Meath were reckoned to be tired after an epic series of drawn games against Dublin and then Wicklow.
"They murdered us," says Brady. "They ran through us like we weren't there. We had no organisation. I was full-forward on Mick Lyons that day and I'd go out ahead of him and the ball would go over my head into his arms. I'd get in behind him and they'd kick it straight to him. It was so bad that it was just every man for himself. We just kept working and working so as we wouldn't look too bad. We were running into spaces and the ball was going into other spaces." Meath 2-13, Offaly 0-7. Spirits lower than a snake's belly in Edenderry.
That was a low time, but now that Peter Brady thinks of it, perhaps the lowest circle of hell was losing to Wexford in 1994.
"I thought the Wexford one in Tullamore was really bad.

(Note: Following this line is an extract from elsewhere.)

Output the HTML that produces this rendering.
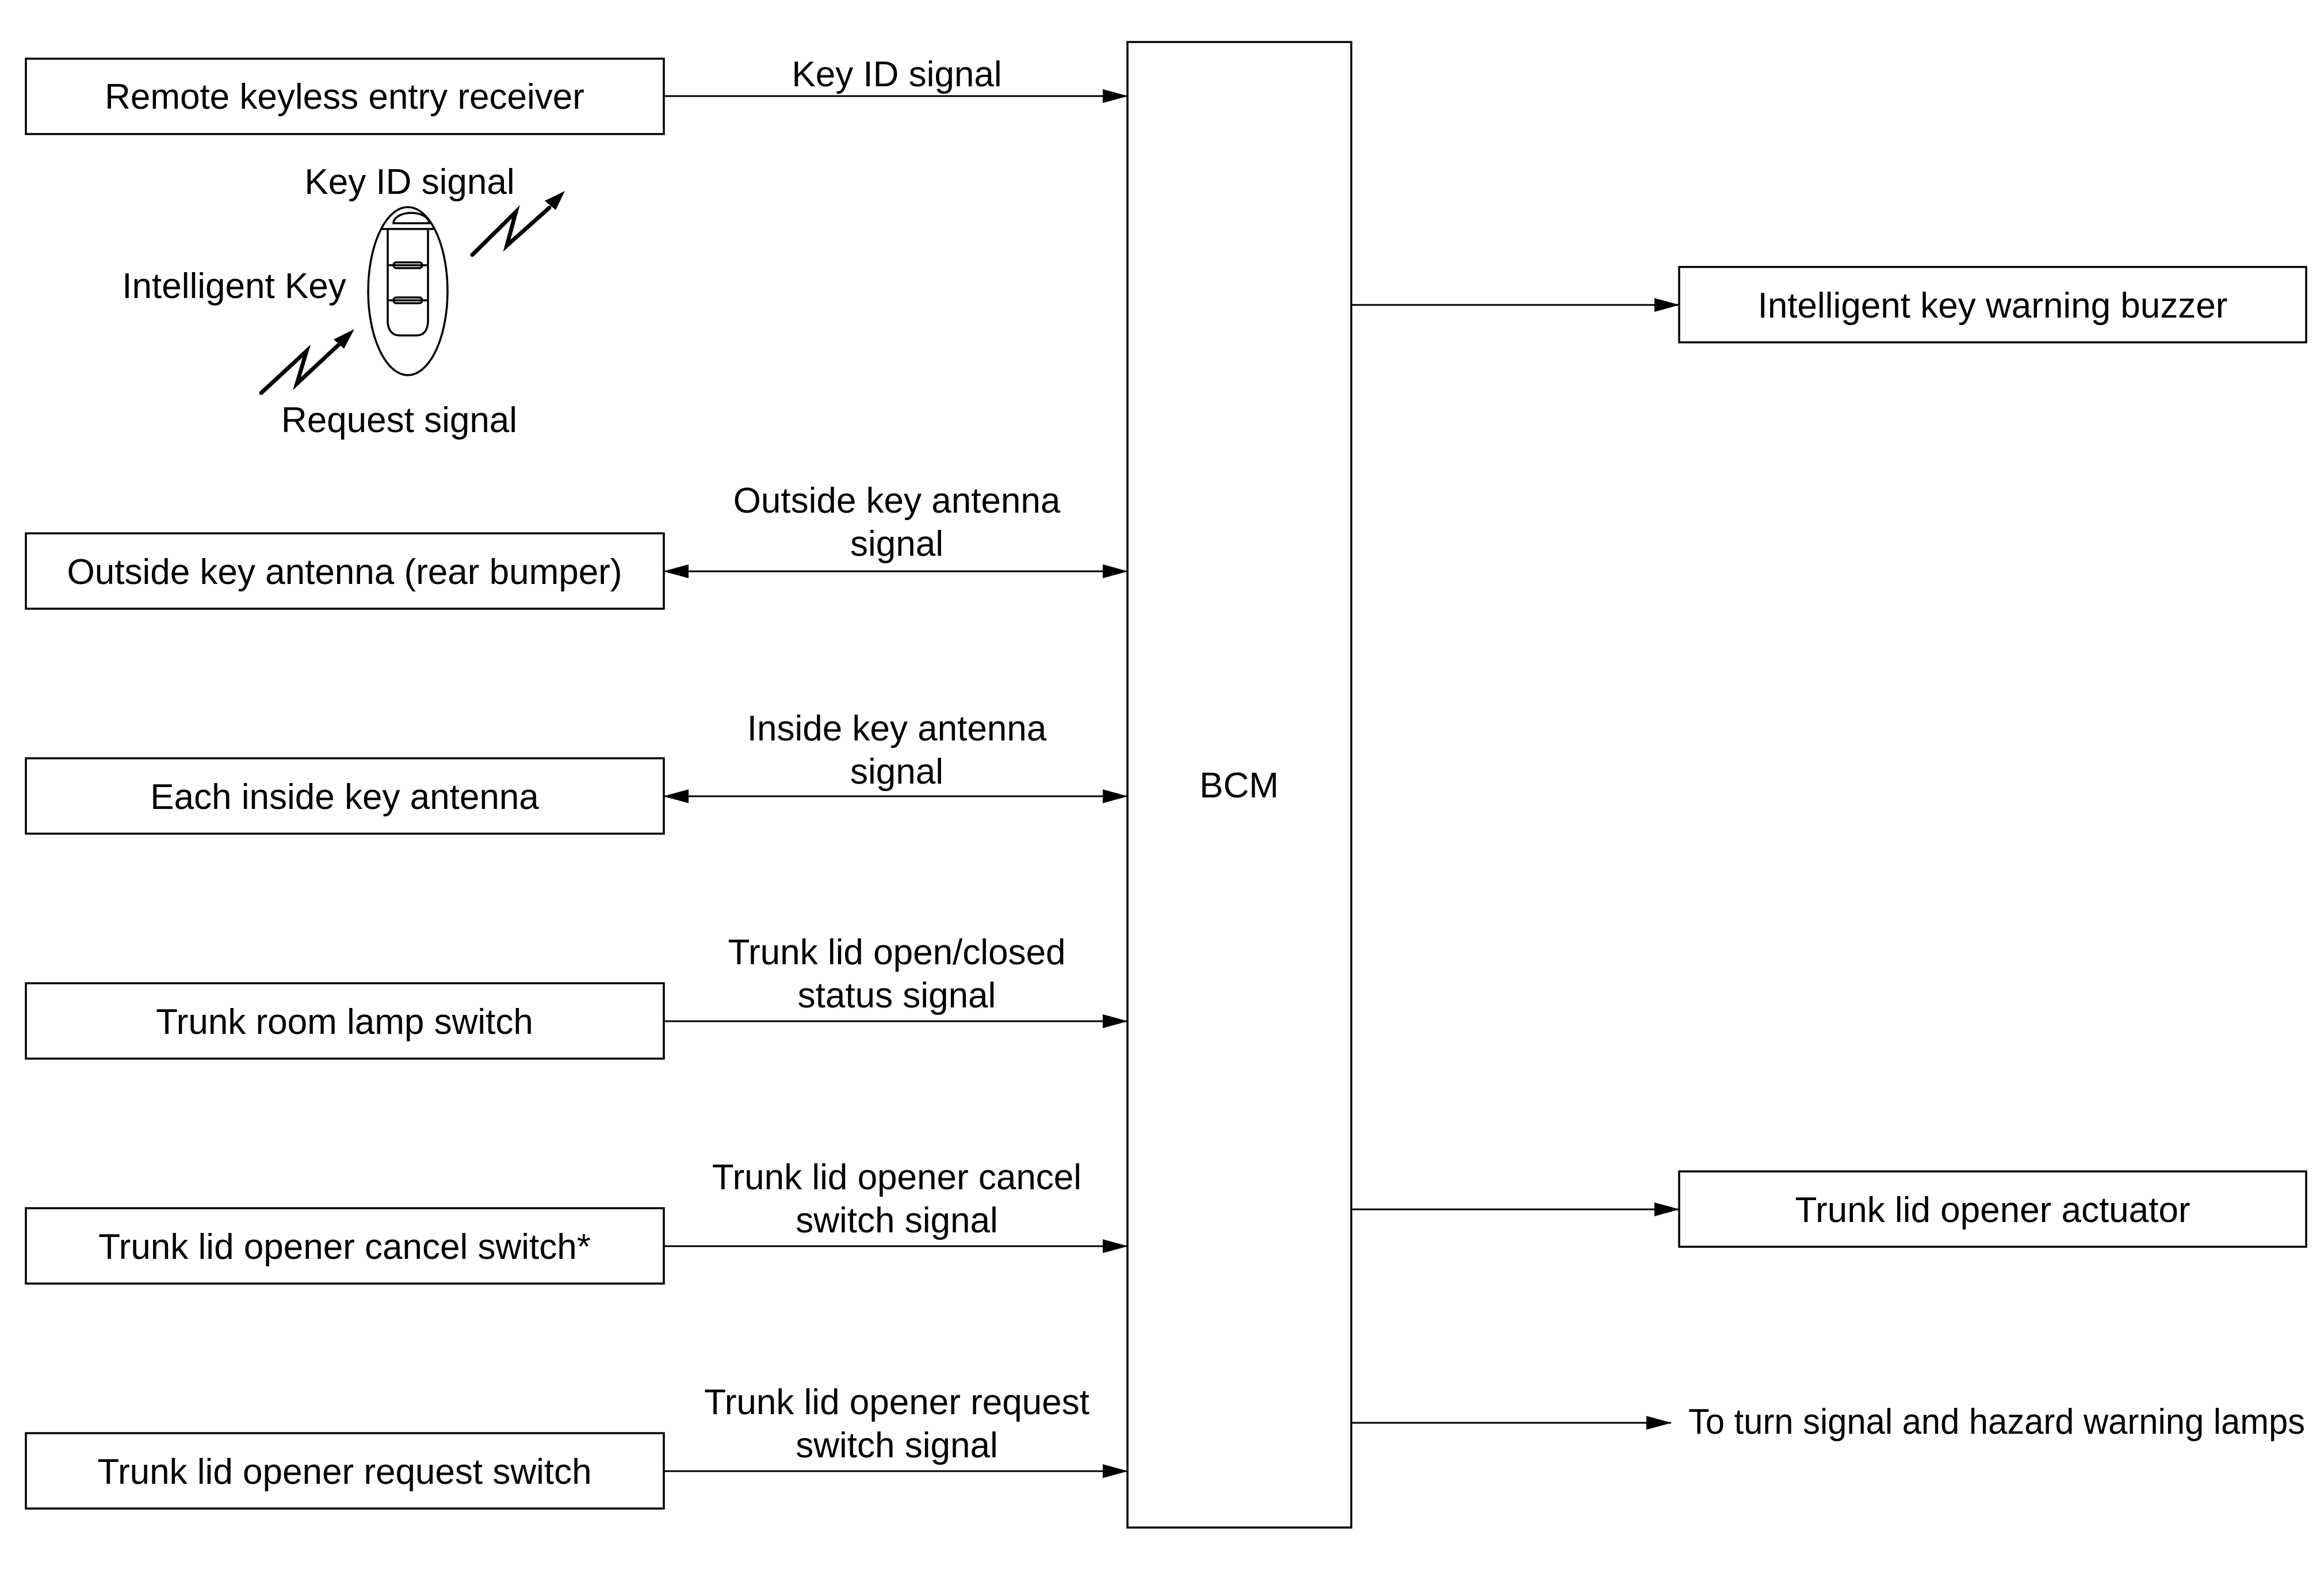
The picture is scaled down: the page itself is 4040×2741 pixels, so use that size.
<!DOCTYPE html>
<html><head><meta charset="utf-8"><style>html,body{margin:0;padding:0;background:#fff}svg{display:block}text{font-family:"Liberation Sans",sans-serif;font-size:62px;fill:#000}</style></head>
<body>
<svg width="4040" height="2741" viewBox="0 0 4040 2741" xmlns="http://www.w3.org/2000/svg">
<defs><marker id="a" markerWidth="44" markerHeight="24" refX="43" refY="12" orient="auto-start-reverse" markerUnits="userSpaceOnUse"><path d="M0,0 L44,12 L0,24 Z" fill="#000"/></marker></defs>
<g fill="none" stroke="#000" stroke-width="3.5">
<rect x="45" y="102" width="1109" height="131"/>
<rect x="45" y="927" width="1109" height="131"/>
<rect x="45" y="1318" width="1109" height="131"/>
<rect x="45" y="1709" width="1109" height="131"/>
<rect x="45" y="2100" width="1109" height="131"/>
<rect x="45" y="2491" width="1109" height="131"/>
<rect x="1960" y="73" width="389" height="2582"/>
<rect x="2919" y="464" width="1090" height="131"/>
<rect x="2919" y="2036" width="1090" height="131"/>
</g>
<g stroke="#000" stroke-width="3">
<line x1="1154" y1="167" x2="1960" y2="167" marker-end="url(#a)"/>
<line x1="1154" y1="993" x2="1960" y2="993" marker-start="url(#a)" marker-end="url(#a)"/>
<line x1="1154" y1="1384" x2="1960" y2="1384" marker-start="url(#a)" marker-end="url(#a)"/>
<line x1="1154" y1="1775" x2="1960" y2="1775" marker-end="url(#a)"/>
<line x1="1154" y1="2166" x2="1960" y2="2166" marker-end="url(#a)"/>
<line x1="1154" y1="2557" x2="1960" y2="2557" marker-end="url(#a)"/>
<line x1="2349" y1="530" x2="2919" y2="530" marker-end="url(#a)"/>
<line x1="2349" y1="2102" x2="2919" y2="2102" marker-end="url(#a)"/>
<line x1="2349" y1="2473" x2="2905" y2="2473" marker-end="url(#a)"/>
</g>
<g fill="none" stroke="#000" stroke-width="3.5">
<ellipse cx="709" cy="506" rx="69" ry="146"/>
<path d="M684,388 A31,18 0 0 1 746,388 Z"/>
<line x1="664" y1="398" x2="755" y2="398"/>
<path d="M674,398 L674,560 Q676,583 695,583 L724,583 Q742,583 744,560 L744,398"/>
<line x1="674" y1="461" x2="744" y2="461"/>
<rect x="684" y="456" width="50" height="10" rx="5"/>
<line x1="674" y1="522" x2="744" y2="522"/>
<rect x="684" y="517" width="50" height="10" rx="5"/>
</g>
<g fill="none" stroke="#000" stroke-width="7" stroke-linejoin="miter" stroke-linecap="round">
<polyline points="821,443 897,368 881,427 955,361"/>
<polyline points="454,683 533,610 516,667 590,598"/>
</g>
<path d="M982,332 L947,349 L966,365 Z" fill="#000"/>
<path d="M616,572 L580,590 L598,606 Z" fill="#000"/>
<g text-anchor="middle">
<text x="599" y="189">Remote keyless entry receiver</text>
<text x="599" y="1015">Outside key antenna (rear bumper)</text>
<text x="599" y="1406">Each inside key antenna</text>
<text x="599" y="1797">Trunk room lamp switch</text>
<text x="599" y="2188">Trunk lid opener cancel switch*</text>
<text x="599" y="2579">Trunk lid opener request switch</text>
<text x="3464" y="552">Intelligent key warning buzzer</text>
<text x="3464" y="2124">Trunk lid opener actuator</text>
<text x="2154" y="1386">BCM</text>
<text x="1559" y="150">Key ID signal</text>
<text x="712" y="337">Key ID signal</text>
<text x="407" y="518">Intelligent Key</text>
<text x="694" y="751">Request signal</text>
<text x="1559" y="891">Outside key antenna</text>
<text x="1559" y="966">signal</text>
<text x="1559" y="1287">Inside key antenna</text>
<text x="1559" y="1362">signal</text>
<text x="1559" y="1676">Trunk lid open/closed</text>
<text x="1559" y="1751">status signal</text>
<text x="1559" y="2067">Trunk lid opener cancel</text>
<text x="1559" y="2142">switch signal</text>
<text x="1559" y="2458">Trunk lid opener request</text>
<text x="1559" y="2533">switch signal</text>
</g>
<text x="2935" y="2492" textLength="1072" lengthAdjust="spacingAndGlyphs">To turn signal and hazard warning lamps</text>
</svg>
</body></html>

We drew with Wicklow and beat them in Tullamore in the replay and next thing Wexford beat us. It was a disaster. I got my nose broken early. Vinny missed a penalty. It was a really fine summer Sunday. Big crowd out because no matter how bad we were we'd surely beat Wexford. That one set us back another couple of years. I came home and said `forget about it'."
Indeed Offaly are unique in terms of the sheer number of teams who have beaten them in the championship in recent years. Since 1990 they have been turned over by Laois, Meath, Dublin, Kildare, Louth and Wexford. Not so much soft touches as defining the concept of the soft touch.
The pressure of that knowledge asserted itself on two different temperaments in their forward line.
Claffey was always aware of the latent support within the county and was constantly surprised at the interest the team attracted.
"You'd know there was a passion for football here somewhere. Take last year, we failed to get out of Division Four after being beaten by Longford, then we lost in the championship to Louth. A lot of people would have said that was the last straw. People came out and supported us this year, though. When we got to the Leinster final you could see what it meant to people.
"The thing which always puzzled me was the way good players would come and go. We'd have fellas who were really good for a year or two and then they'd just be let drift away. We got players out of the under-21 teams, but they didn't last the distance, a lot of them. All it needed at any time was for somebody to come along and organise us properly." For Brady, playing in a fully-functioning, properly-organised team is a merciful release from the bad days.
"I used to get a few good games for the club every year where I'd run in big scores and then in the league, whatever division we'd be in you could run up big scores handy enough. Come the championship you'd be well marked and maybe have a couple of fellas looking out for you and I'd just know that in Offaly people were picking up the paper on a Monday morning and saying: `What did Brady score? Nothing. Let us down again. Never does it on the big day.' You'd just want to go around telling people that none of us were good enough."
This sunny August has delivered Brady and Claffey to a blessed utopia. Claffey remembers arriving in Doon with the Cup on the Sunday night of the Leinster final, the friends, the family, the tears and the hooting.
Brady remembers leaving Edenderry that morning with Finbarr Cullen, the whole town emptied out on to the street waiting to wish them well.
"I was so embarrassed. It was like we'd won already. I got on the bus and just realised what a boost it was. I look out the window here now and all I can see is Offaly flags. Never thought I'd see the day. Whatever happens on Sunday I hope we come back through the town."
Years of failure have been a reproach to Offaly's proud history. Claffey and Brady cut a swathe into the big leagues tomorrow, the sharpened cutting blades in a remarkable full forward line. They have arrived together at the place they were born for.
"Imagine if Peter Brady had never won a Leinster medal," says Claffey quietly.
Imagine if either of them had faded away without that honour. Nobody told them it would be easy. Nobody told them it would be this hard or take this long, though.